Property Team estate agent Patrick Moran said prices have definitely improved in South Dublin in recent months.

"I think you could be up 6pc to 7pc this year, which is colossal.

"When you go to value a property now, invariably you will end up with more than you would expect in terms of interest and that leads to an increased price.

"When people see something they like, they are pulling out all the stops to get it."

However, Mr Farrell warns that the cost of construction will cause the supply issue to be a huge problem for a number of years. He said building was still too expensive to attract developers to construct residential units again.

"The supply will be more limited outside the M50. There will be a demand but no supply, because the gap is too big.

"If you have a property in Kerry that is being sold for €130,000 and it is costing the builder €200,000, including site costs, to build it, the value of the property is 33pc short of the builder breaking even.

"It will be a long time before builders can build a house to make money."

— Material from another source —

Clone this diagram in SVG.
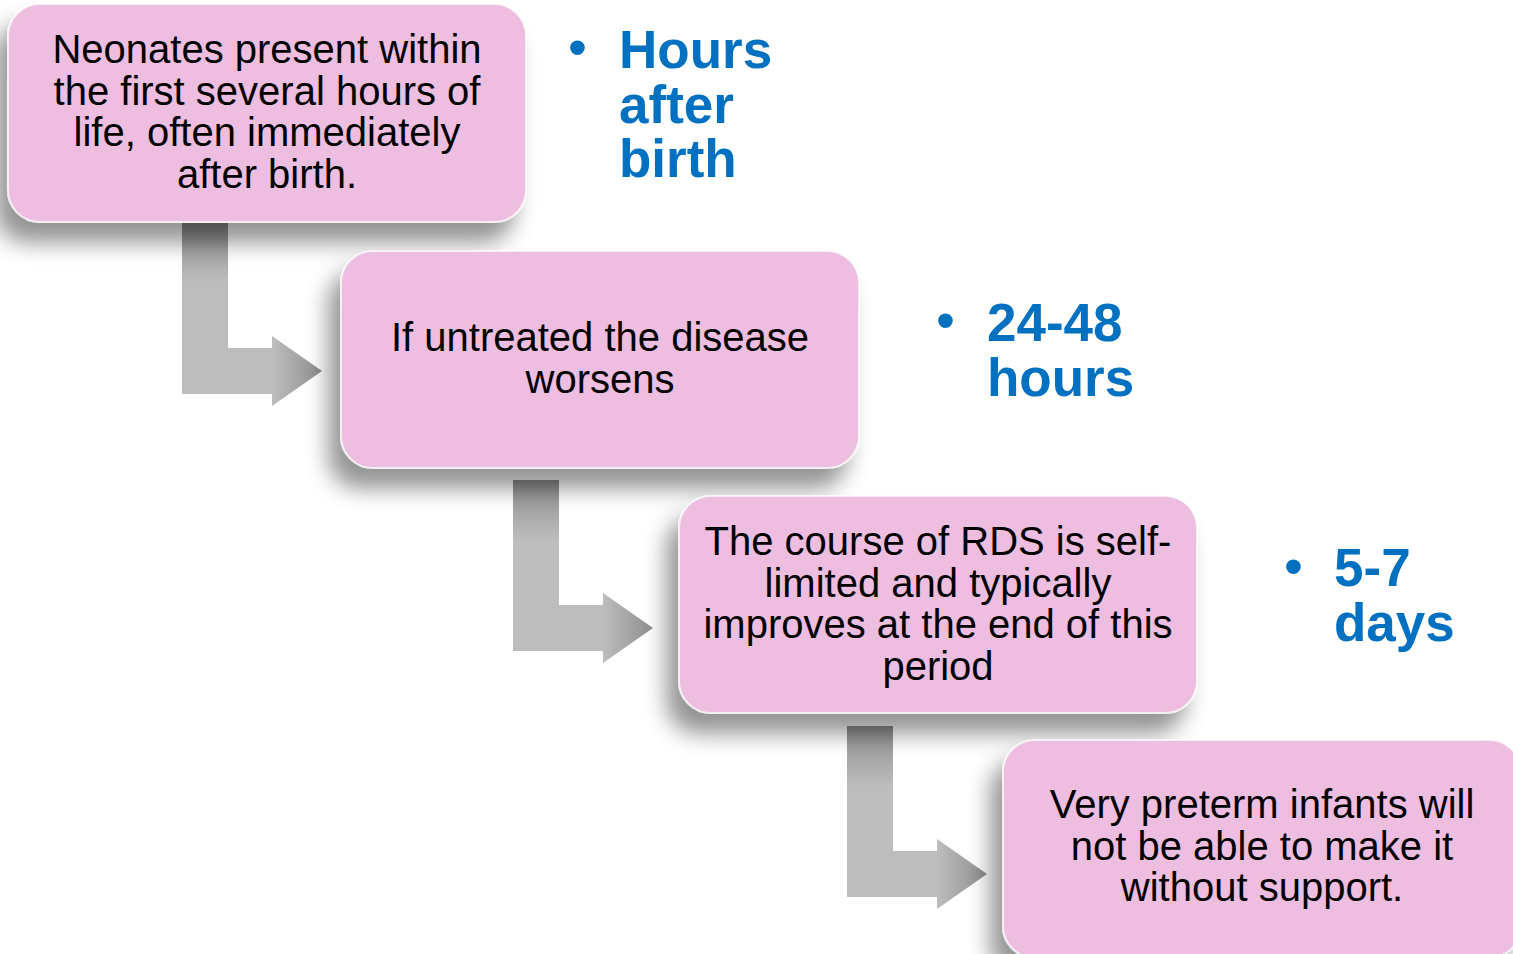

A survey carried out by the Society of Chartered Surveyors Ireland (SCSI) found the cost of building a three-bed semi-detached house in Dublin is more than €330,000. However, the average asking price is €285,000.

Figures released by the Central Statistics Office (CSO) show residential construction output is up 31.5pc in the first six months of this year, compared to the same period in 2015.

In a pre-budget submission to Government last week, Construction Industry Federation (CIF) Director General Tom Parlon said government investment in infrastructure was key to reducing costs for builders.

"The price for increasing infrastructure investment is huge, but the price for not doing so is even greater as we could see our economic growth threatened, a continuing housing shortage and economic imbalances across the country."

He also suggested the Government introduce a 'help to buy' scheme to connect those who can afford a mortgage to a supply of suitable homes.

CIF previously called on the Government to introduce tax incentives and to cut VAT rates for developers in order to encourage them to build homes and apartments.

"Construction is a central driver of Irish economic growth," said Mr Parlon.

"All other sectors depend on it for the infrastructure, housing and built environment they operate within," he added.